▶ Prompt: Can you find the lines of the listing that include "this" and copy every one?
##############################
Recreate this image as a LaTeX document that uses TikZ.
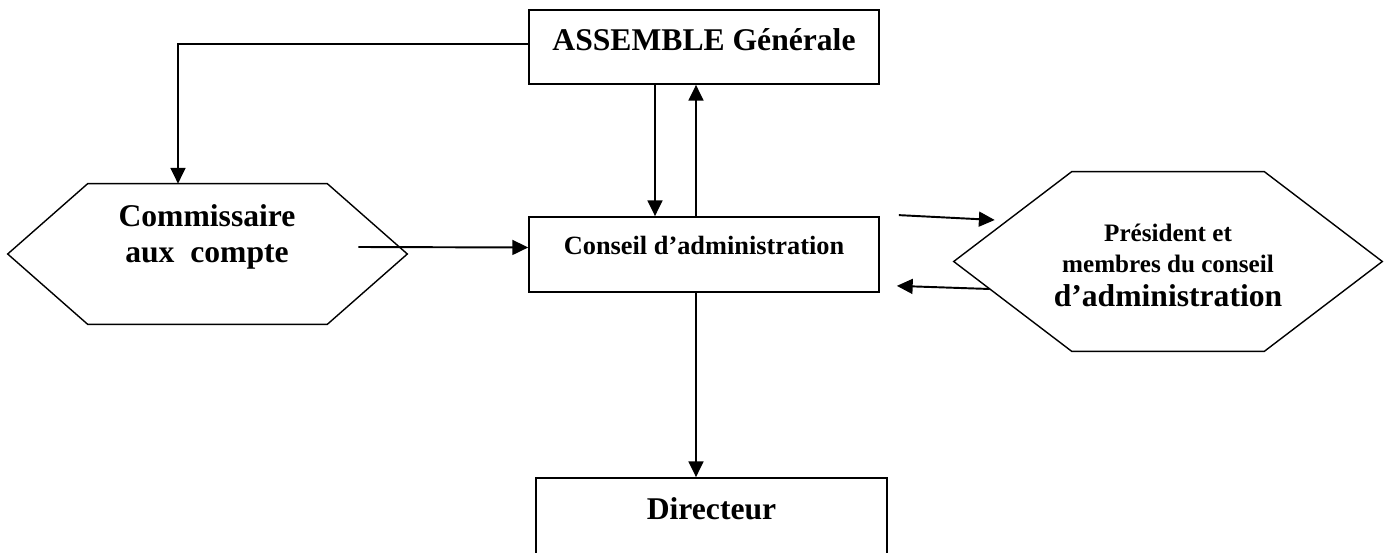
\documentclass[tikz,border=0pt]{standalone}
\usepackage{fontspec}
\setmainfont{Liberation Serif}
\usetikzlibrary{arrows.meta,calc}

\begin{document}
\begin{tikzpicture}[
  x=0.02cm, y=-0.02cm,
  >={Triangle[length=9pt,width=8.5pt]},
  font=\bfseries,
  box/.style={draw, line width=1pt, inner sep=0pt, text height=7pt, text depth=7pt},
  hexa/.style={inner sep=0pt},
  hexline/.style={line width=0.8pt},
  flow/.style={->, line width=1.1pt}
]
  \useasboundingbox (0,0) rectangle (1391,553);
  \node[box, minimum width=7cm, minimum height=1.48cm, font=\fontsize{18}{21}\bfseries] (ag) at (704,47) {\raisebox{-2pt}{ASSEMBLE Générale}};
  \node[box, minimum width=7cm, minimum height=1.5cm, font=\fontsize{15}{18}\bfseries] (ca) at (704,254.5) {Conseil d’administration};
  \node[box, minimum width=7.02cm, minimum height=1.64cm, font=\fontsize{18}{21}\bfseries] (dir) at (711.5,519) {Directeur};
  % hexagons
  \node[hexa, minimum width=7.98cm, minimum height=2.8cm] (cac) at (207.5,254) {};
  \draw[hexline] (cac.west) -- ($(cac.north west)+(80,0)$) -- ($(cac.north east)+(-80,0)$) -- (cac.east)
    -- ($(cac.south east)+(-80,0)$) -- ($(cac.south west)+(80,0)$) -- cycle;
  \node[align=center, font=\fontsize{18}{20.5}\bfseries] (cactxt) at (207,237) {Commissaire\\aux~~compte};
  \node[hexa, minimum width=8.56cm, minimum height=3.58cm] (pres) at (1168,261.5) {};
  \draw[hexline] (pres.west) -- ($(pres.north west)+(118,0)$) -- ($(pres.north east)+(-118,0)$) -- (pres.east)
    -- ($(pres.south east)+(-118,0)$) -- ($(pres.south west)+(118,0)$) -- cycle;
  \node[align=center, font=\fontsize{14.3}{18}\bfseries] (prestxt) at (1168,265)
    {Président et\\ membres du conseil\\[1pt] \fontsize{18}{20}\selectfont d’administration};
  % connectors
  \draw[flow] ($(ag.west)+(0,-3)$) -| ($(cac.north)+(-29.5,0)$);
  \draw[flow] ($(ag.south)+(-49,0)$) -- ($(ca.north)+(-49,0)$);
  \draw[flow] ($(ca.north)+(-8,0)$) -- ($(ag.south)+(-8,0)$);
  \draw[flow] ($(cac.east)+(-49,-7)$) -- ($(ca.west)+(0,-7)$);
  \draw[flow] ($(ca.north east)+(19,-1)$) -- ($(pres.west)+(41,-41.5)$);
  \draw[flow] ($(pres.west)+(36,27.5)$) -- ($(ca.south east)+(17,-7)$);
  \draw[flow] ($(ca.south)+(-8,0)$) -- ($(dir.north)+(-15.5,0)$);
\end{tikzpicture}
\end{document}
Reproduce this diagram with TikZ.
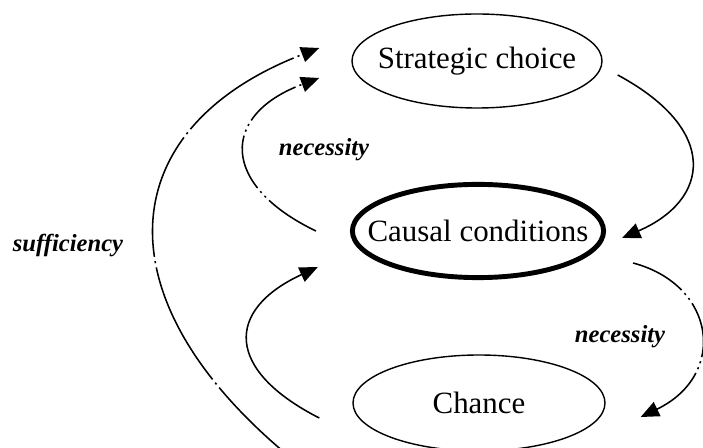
##############################
▶ Answer to the task:
Recreate this image as a LaTeX document that uses TikZ.
Reproduce this diagram with TikZ.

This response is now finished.